凶作が続けば餓死者も出るし、当時の住居にエアコンが完備してたわけではないです。
しかし、江戸初期には入口は「むしろ」だった農家も、江戸中期にはちゃんとした扉ができ、多くの農家が家内で養蚕ができるほどの大きな家を建てていた。
そしてもうひとつ大事なことは、年貢は「土地にかかる税」であって、人にかかる税ではない、ということです。
どういうことかというと、年貢を払うは、自分の土地を持って農業を営んでいる自作農以上の農民であり、圧倒的多数いた小作農ではない。
地主から土地を借りて耕作している小作人は、地主に小作料を納めるのであって、彼らに年貢を治める義務はなかった。
小作人というのは、今でいったら歩合制の従業員です。
自作農は、小作人に土地を貸している地主、つまり経営者です。
そして実際には、江戸時代の農民一揆や打ちこわしは、領主や代官と農民の間の紛争ではなく、地主と小作人との間に持ち上がっていた場合の方が多い。

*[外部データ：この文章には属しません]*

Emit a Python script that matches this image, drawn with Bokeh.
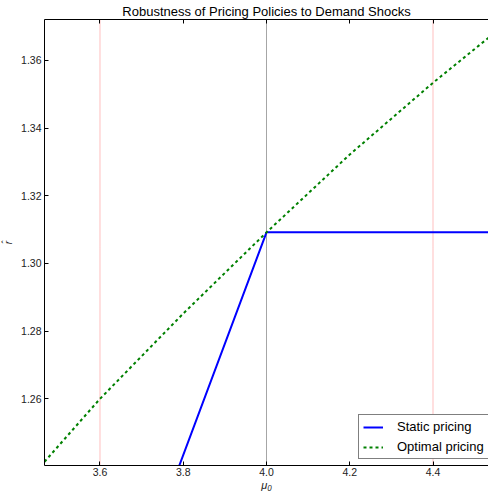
from bokeh.plotting import figure
from bokeh.models import Range1d, FixedTicker, LinearAxis, Span, PrintfTickFormatter
from bokeh.embed import file_html
from bokeh.resources import INLINE

# ---- data ----
mu_static = [3.7, 4.0, 4.5333]
r_static = [1.2105, 1.3092, 1.3092]

mu_opt = [3.4667, 3.6, 3.8, 4.0, 4.2, 4.4, 4.5333]
r_opt = [1.2414, 1.2600, 1.2852, 1.3092, 1.3322, 1.3534, 1.3667]

ref_red = [3.6, 4.4]
ref_black = [4.0]

x_ticks = [3.6, 3.8, 4.0, 4.2, 4.4]
y_ticks = [1.26, 1.28, 1.30, 1.32, 1.34, 1.36]
x_lim = (3.4667, 4.5333)
y_lim = (1.2403, 1.3721)

title_text = "Robustness of Pricing Policies to Demand Shocks"
series_names = ["Static pricing", "Optimal pricing"]

FONT = "Liberation Sans"
W, H = 488, 493
BL, BR, BT, BB = 44, 0, 19, 28

p = figure(width=W, height=H, x_range=Range1d(*x_lim), y_range=Range1d(*y_lim),
           output_backend="svg", toolbar_location=None,
           min_border_left=BL, min_border_right=BR, min_border_top=BT, min_border_bottom=BB)
p.xgrid.visible = False
p.ygrid.visible = False
p.outline_line_color = None
p.background_fill_color = "white"

p.title.text = title_text
p.title.align = "center"
p.title.text_font = FONT
p.title.text_font_size = "13px"
p.title.text_font_style = "normal"
p.title.text_color = "black"
p.title.standoff = 2

def style_axis(ax, ticks, fmt, font_size):
    ax.ticker = FixedTicker(ticks=ticks)
    ax.formatter = PrintfTickFormatter(format=fmt)
    ax.major_tick_in = 4
    ax.major_tick_out = 0
    ax.minor_tick_line_color = None
    ax.axis_line_color = "black"
    ax.major_tick_line_color = "black"
    ax.major_label_text_font = FONT
    ax.major_label_text_font_size = font_size
    ax.major_label_text_color = "#222222"

style_axis(p.xaxis[0], x_ticks, "%.1f", "10.5px")
p.xaxis[0].major_label_standoff = 2
p.xaxis[0].axis_label = "μ₀"
p.xaxis[0].axis_label_standoff = 0
p.xaxis[0].axis_label_text_font = FONT
p.xaxis[0].axis_label_text_font_size = "11px"
p.xaxis[0].axis_label_text_color = "#222222"

style_axis(p.yaxis[0], y_ticks, "%.2f", "10.5px")
p.yaxis[0].major_label_standoff = 3
p.yaxis[0].axis_label = "r̂"
p.yaxis[0].axis_label_standoff = 4
p.yaxis[0].axis_label_text_font = FONT
p.yaxis[0].axis_label_text_font_size = "10px"
p.yaxis[0].axis_label_text_color = "#222222"

top = LinearAxis()
style_axis(top, x_ticks, "%.1f", "0px")
top.major_label_standoff = 0
top.major_label_text_color = None
p.add_layout(top, "above")

for loc in ref_red:
    p.add_layout(Span(location=loc, dimension="height", line_color="red", line_alpha=0.5,
                      line_dash="1 1", line_width=1, level="underlay"))
for loc in ref_black:
    p.add_layout(Span(location=loc, dimension="height", line_color="black", line_alpha=0.7,
                      line_dash="1 1", line_width=1, level="underlay"))

p.line(mu_static, r_static, line_color="blue", line_width=2, legend_label=series_names[0])
p.line(mu_opt, r_opt, line_color="green", line_width=2, line_dash="3 3", legend_label=series_names[1])

lg = p.legend[0]
lg.location = (314, 6)
lg.margin = 0
lg.padding = 4
lg.spacing = 5
lg.label_height = 14
lg.glyph_height = 14
lg.glyph_width = 20
lg.label_standoff = 14
lg.border_line_color = "black"
lg.border_line_width = 1
lg.background_fill_color = "white"
lg.background_fill_alpha = 1
lg.label_text_font = FONT
lg.label_text_font_size = "13px"
lg.label_text_color = "black"

open("out.html", "w").write(file_html(p, INLINE))
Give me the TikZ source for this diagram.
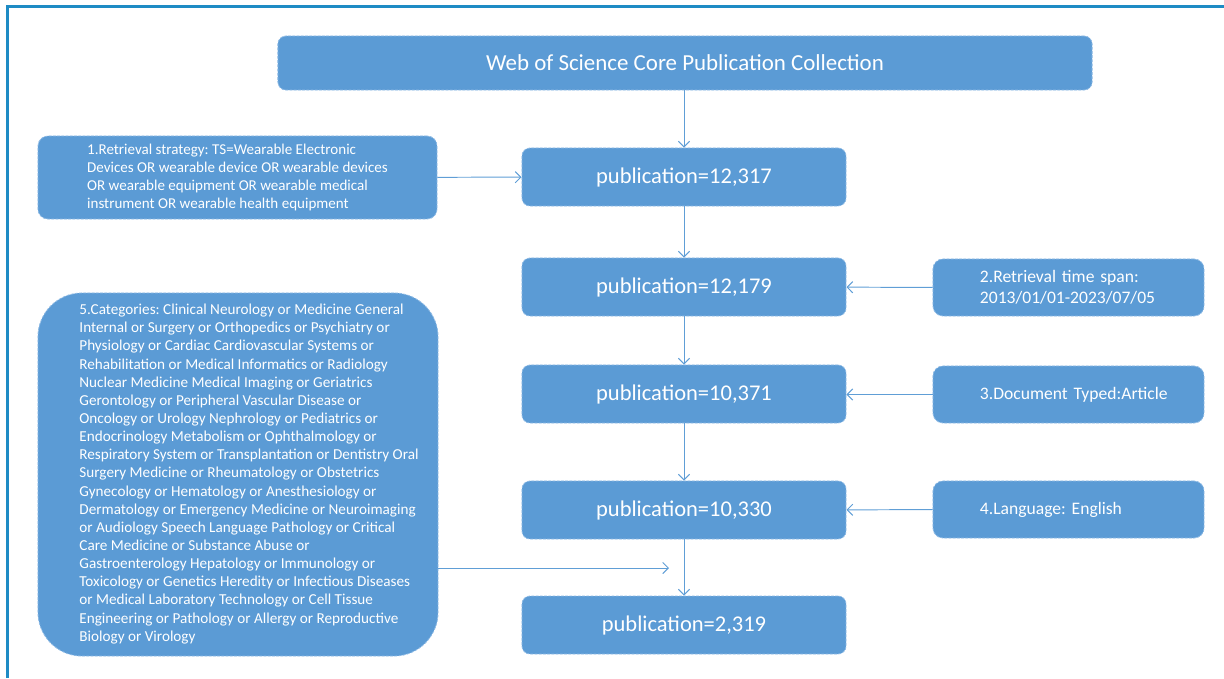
\documentclass[tikz,border=0pt]{standalone}
\usepackage{fontspec}
\setmainfont{Carlito}
\usetikzlibrary{arrows.meta,positioning}
\frenchspacing

\definecolor{boxblue}{RGB}{91,155,213}
\definecolor{edgeblue}{RGB}{140,185,228}
\definecolor{lineblue}{RGB}{96,158,214}
\definecolor{framblue}{RGB}{30,139,196}

\begin{document}
\begin{tikzpicture}[x=0.025cm,y=-0.025cm,
    pubbox/.style={fill=boxblue, draw=edgeblue, dash pattern=on 2pt off 1pt, line width=0.6pt,
        rounded corners=0.2cm, minimum width=8.1cm, minimum height=1.45cm,
        text=white, font=\fontsize{16}{19}\selectfont, inner sep=0pt},
    sidebox/.style={fill=boxblue, draw=edgeblue, dash pattern=on 2pt off 1pt, line width=0.6pt,
        rounded corners=0.25cm, minimum width=6.775cm, minimum height=1.425cm,
        text=white, font=\fontsize{12.5}{15}\selectfont, align=left, text width=4.425cm, inner sep=0pt},
    boxtext/.style={text=white, align=left, inner sep=0pt},
    link/.style={draw=lineblue, line width=0.7pt, -{Straight Barb[length=4pt,width=8pt]}}]

    \useasboundingbox (0,0) rectangle (1224,678);

    % Draw frame
    \draw[framblue, line width=2pt] (7.5,678) -- (7.5,6.5) -- (1224,6.5);

    % Draw main chain
    \node[pubbox, minimum width=20.35cm, minimum height=1.35cm, font=\fontsize{16.3}{19}\selectfont] (wos) at (685,63) {Web of Science Core Publication Collection};
    \node[pubbox] (p1) at (684,177) {publication=12,317};
    \node[pubbox] (p2) at (684,287) {publication=12,179};
    \node[pubbox] (p3) at (684,394) {publication=10,371};
    \node[pubbox] (p4) at (684,510) {publication=10,330};
    \node[pubbox] (p5) at (684,625) {publication=2,319};

    % Draw criteria boxes
    \node[sidebox, minimum width=9.975cm, minimum height=2.075cm, text width=, font=\fontsize{10.7}{12.8}\selectfont] (strategy) at (237.5,177.5)
        {1.Retrieval strategy: TS=Wearable Electronic\\
         Devices OR wearable device OR wearable devices\\
         OR wearable equipment OR wearable medical\\
         instrument OR wearable health equipment};
    \node[sidebox] (span) at (1068.5,287.5) {2.Retrieval time span:\\\mbox{2013/01/01-2023/07/05}};
    \node[sidebox] (doctype) at (1068.5,394.5) {\mbox{3.Document Typed:Article}};
    \node[sidebox] (lang) at (1068.5,509.5) {4.Language: English};
    \node[sidebox, rounded corners=1.1cm, minimum width=10cm, minimum height=9.075cm] (categ) at (238,474.5) {};
    \node[boxtext, font=\fontsize{10.8}{12.9}\selectfont] (categtext) at (249,474)
        {5.Categories: Clinical Neurology or Medicine General\\
         Internal or Surgery or Orthopedics or Psychiatry or\\
         Physiology or Cardiac Cardiovascular Systems or\\
         Rehabilitation or Medical Informatics or Radiology\\
         Nuclear Medicine Medical Imaging or Geriatrics\\
         Gerontology or Peripheral Vascular Disease or\\
         Oncology or Urology Nephrology or Pediatrics or\\
         Endocrinology Metabolism or Ophthalmology or\\
         Respiratory System or Transplantation or Dentistry Oral\\
         Surgery Medicine or Rheumatology or Obstetrics\\
         Gynecology or Hematology or Anesthesiology or\\
         Dermatology or Emergency Medicine or Neuroimaging\\
         or Audiology Speech Language Pathology or Critical\\
         Care Medicine or Substance Abuse or\\
         Gastroenterology Hepatology or Immunology or\\
         Toxicology or Genetics Heredity or Infectious Diseases\\
         or Medical Laboratory Technology or Cell Tissue\\
         Engineering or Pathology or Allergy or Reproductive\\
         Biology or Virology};

    % Draw connectors
    \draw[link] (wos.south -| p1.north) -- (p1.north);
    \draw[link] (p1) -- (p2);
    \draw[link] (p2) -- (p3);
    \draw[link] (p3) -- (p4);
    \draw[link] (p4) -- (p5);
    \draw[link] (strategy) -- (p1);
    \draw[link] (span) -- (p2);
    \draw[link] (doctype.west) -- (doctype.west -| p3.east);
    \draw[link] (lang) -- (p4);
    \coordinate (catend) at (669,568);
    \draw[link] (categ.east |- catend) -- (catend);
\end{tikzpicture}
\end{document}
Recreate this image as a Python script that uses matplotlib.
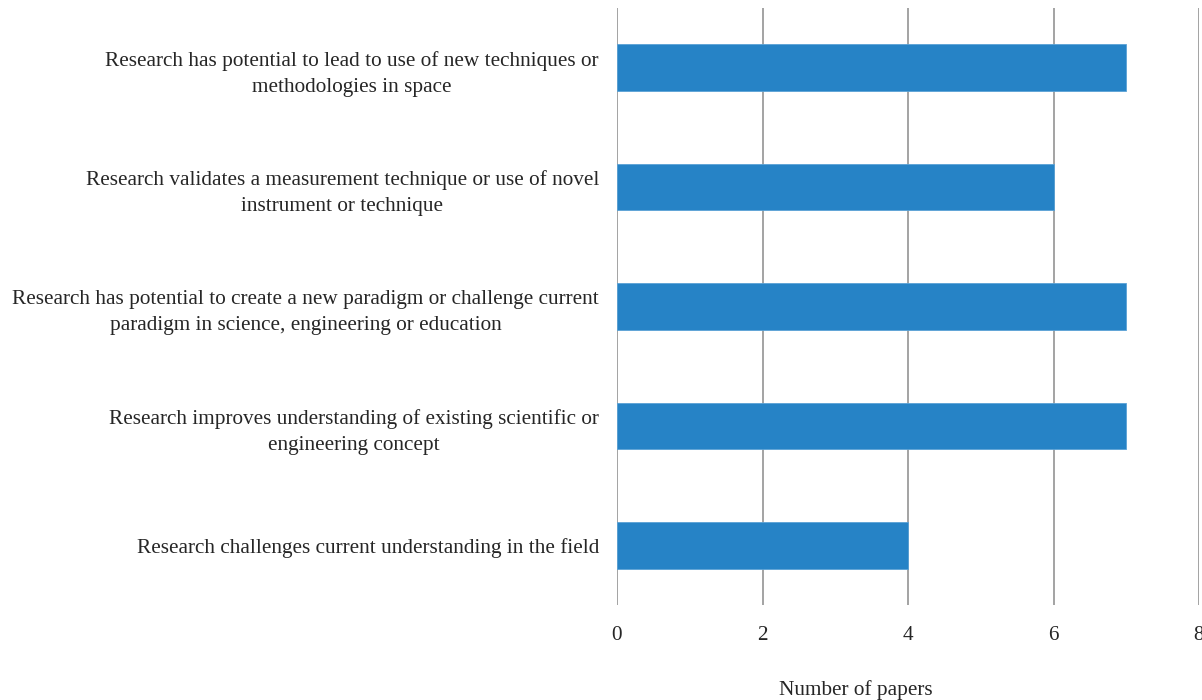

要するに、いまで言ったら、企業内のストライキのようなものです。
さらに、水呑百姓というのは、実質的には、地主に雇われて耕作をする季節労働者です。
これを教科書などでは、最下層の貧民のように扱っているけれど、ところがどっこい、水呑百姓には、相当裕福な者もいた。
実は、水呑百姓というのは、今でいったら、パートさんです。
別に本業を持って、アルバイトとして農作業を手伝っていた人たちです。
要するに、ただ、自分の土地を持っていないというだけで、江戸期の制度では水呑百姓に分類されているけれど、実際には、商工業者や武家の次男坊や三男坊が、農家の手伝いをし、給金を稼いでいた。
当然、水呑百姓も、年貢の納税義務は持っていません。
さらにいえば、自作農というのは、土地持ち農民であり、生産手段と労働力を自前で持っている人々です。
マルクス主義でいうなら、ヨーロッパでいう「ブルジョワジー」、つまり地主支配層に分類されるべき存在であり、人口的に圧倒的に多かった小作人や水呑百姓からみれば、かれらこそが「領主さま」そのものだったといえます。
「農民は生かさず殺さず」とか、「農民とゴマの油は絞れば絞るほど良く取れる」などという言葉だけが独り歩きし、江戸期の農民が恒常的に極度に困窮していたようなイメージ、印象操作がされていますが、要するにそれらは反日左翼のプロパガンタにすぎません。
六公四民、五公五民、四公六民などなど、いかにも厳しい税率だったようにいわれる江戸時代ですが、最近の研究では、どうやら、当時の実際の税率はおおむね10%程度であったと言われています。
そうなると、国富の九割を農民が、残りの一割を、武家が受取り、商人は農業生産物の流通で儲け、職人はそれぞれの階層の利益の一部から所得を得ていたことになり、鎖国経済の日本の姿が、自然と納得できるものとなります。
さらにいうと、新規に開発された新田などでは、課税されない場所も多かった。
おかげで、農村にも和算(日本の数学)をはじめ読み書きソロバンといった基礎教育が普及し、全国的に極貧どころか相当に文化的な生活を送る農民が多かったというのが史実です。
中には、農業の専門書も書かれているし、自分で農業を行うかたわらで、各地の農業指導を行う者もいた。
農業の専門書を買うにしても、勉強するにしても、生活にある程度の余裕がないと、こうした事はできません。
そもそも、反日左翼というのは、非常に宣伝上手な人たちのようです。
その反日左翼の人たちに、わたしたちはこれまで、いいように、わたしたちの国の誇るべき歴史を壟断され、ダマされ続けてきているような気がします。
歴史の真実を、くだらないプロパガンタでゴマかすな!といいたいと思うのですが、みなさんはいかがでしょうか。